[Start of DATASET RECORDS]
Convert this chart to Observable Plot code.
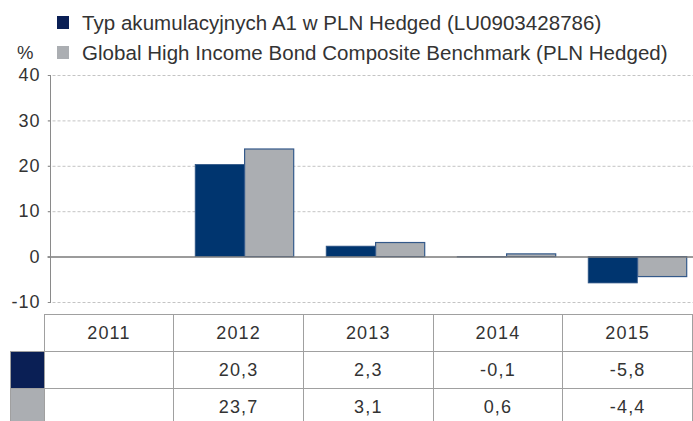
<!DOCTYPE html>
<html>
<head>
<meta charset="utf-8">
<script src="https://cdn.jsdelivr.net/npm/d3@7"></script>
<script src="https://cdn.jsdelivr.net/npm/@observablehq/plot@0.6"></script>
<style>
  html, body { margin: 0; padding: 0; background: #fff; }
  #wrap { position: relative; width: 693px; height: 421px; overflow: hidden; font-family: "Liberation Sans", Arial, sans-serif; color: #333; }
  #legend { position: absolute; left: 57px; top: 8px; font-size: 20.5px; line-height: 29.5px; letter-spacing: 0.04px; }
  .li { display: flex; align-items: center; white-space: nowrap; }
  .sw { width: 12px; height: 13px; margin-right: 13px; display: inline-block; }
  #pct { position: absolute; left: 17px; top: 42px; font-size: 18.5px; }
  #chart { position: absolute; left: 0; top: 0; width: 704px; }
  #chart svg { max-width: none !important; }
  #tbl { position: absolute; left: 10px; top: 314px; border-collapse: collapse; table-layout: fixed; font-size: 18px; letter-spacing: 1.2px; }
  #tbl td { border: 1.5px solid #a0a0a0; text-align: center; padding: 0; color: #333; }
  #tbl td.blank { border: none; }
  #tbl td.sq { border: 1.5px solid #a0a0a0; }
</style>
</head>
<body>
<div id="wrap">
  <div id="chart"></div>
  <div id="legend"></div>
  <div id="pct">%</div>
  <table id="tbl"></table>
</div>
<script>
const years = ["2011", "2012", "2013", "2014", "2015"];
const fundValues = [null, 20.3, 2.3, -0.1, -5.8];
const benchValues = [null, 23.7, 3.1, 0.6, -4.4];
const seriesNames = ["Typ akumulacyjnych A1 w PLN Hedged (LU0903428786)", "Global High Income Bond Composite Benchmark (PLN Hedged)"];
const seriesColors = ["#00356f", "#abaeb2"];
const swatchColors = ["#0a1f55", "#abaeb2"];
const yTicks = [-10, 0, 10, 20, 30, 40];
const gridTicks = [-10, 10, 20, 30, 40];

const rows = years.map((y, i) => ({year: y, fund: fundValues[i], bench: benchValues[i]}));

// layout
const W = 704, H = 310, ML = 47.5, MR = 0, MT = 75, MB = 8;
const step = (W - ML - MR) / years.length;
const outerPad = 16.2, barW = 49.4;

const plot = Plot.plot({
  width: W, height: H,
  marginTop: MT, marginBottom: MB, marginLeft: ML, marginRight: MR,
  style: {fontFamily: "'Liberation Sans', Arial, sans-serif", fontSize: "18px", color: "#333", background: "transparent", maxWidth: "none", overflow: "visible", letterSpacing: "1px"},
  x: {domain: years, padding: 0, axis: null},
  y: {domain: [-10, 40], axis: null},
  marks: [
    Plot.ruleY(gridTicks, {stroke: "#c4c4c4", strokeDasharray: "3,2", strokeWidth: 1}),
    Plot.barY(rows.filter(d => d.fund != null), {x: "year", y: "fund", fill: seriesColors[0], stroke: "#2f5585", strokeWidth: 0.8, insetLeft: outerPad, insetRight: step - outerPad - barW}),
    Plot.barY(rows.filter(d => d.bench != null), {x: "year", y: "bench", fill: seriesColors[1], stroke: "#34598a", strokeWidth: 1.2, insetLeft: outerPad + barW, insetRight: step - outerPad - 2 * barW}),
    Plot.ruleY([0], {stroke: "#7a7a7a", strokeWidth: 1.5}),
    Plot.axisY({ticks: yTicks, tickFormat: d => String(d), tickSize: 2, tickPadding: 8, dx: 2.5, stroke: "#888", fill: "#333", fontSize: 18}),
    Plot.frame({anchor: "left", dx: 2.5, stroke: "#8a8a8a"})
  ]
});
plot.style.maxWidth = "none";
document.getElementById("chart").appendChild(plot);

// legend
const legend = document.getElementById("legend");
seriesNames.forEach((name, i) => {
  const div = document.createElement("div");
  div.className = "li";
  div.innerHTML = `<span class="sw" style="background:${swatchColors[i]}"></span><span>${name}</span>`;
  legend.appendChild(div);
});

// table
const fmt = v => v == null ? "" : v.toFixed(1).replace(".", ",");
const colW = 130.6;
const tbl = document.getElementById("tbl");
let html = `<colgroup><col style="width:34px">${years.map(() => `<col style="width:${colW}px">`).join("")}</colgroup>`;
html += `<tr style="height:37px"><td class="blank"></td>${years.map(y => `<td>${y}</td>`).join("")}</tr>`;
[fundValues, benchValues].forEach((vals, i) => {
  html += `<tr style="height:37px"><td class="sq" style="background:${swatchColors[i]}"></td>${vals.map(v => `<td>${fmt(v)}</td>`).join("")}</tr>`;
});
tbl.innerHTML = html;
</script>
</body>
</html>
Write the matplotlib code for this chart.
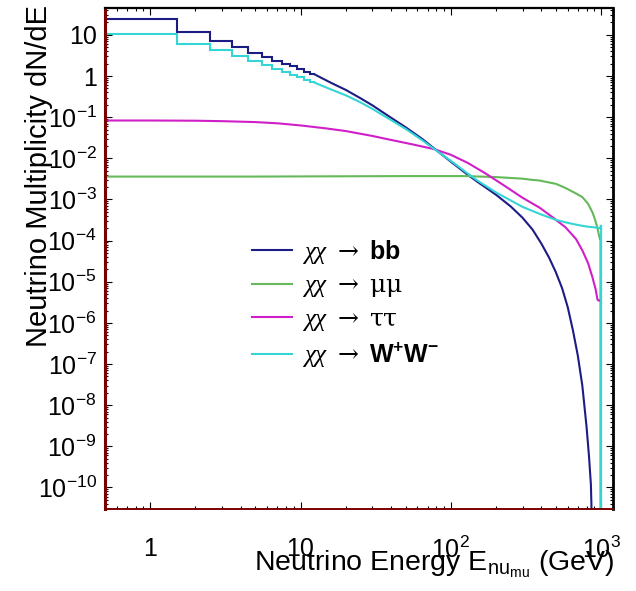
[End of DATASET RECORDS]
**JOB**
Pull out each line of the records holding the string "chart".

**RESPONSE**
Convert this chart to Observable Plot code.
  #chart { position: absolute; left: 0; top: 0; width: 704px; }
  #chart svg { max-width: none !important; }
  <div id="chart"></div>
document.getElementById("chart").appendChild(plot);
Write the matplotlib code for this chart.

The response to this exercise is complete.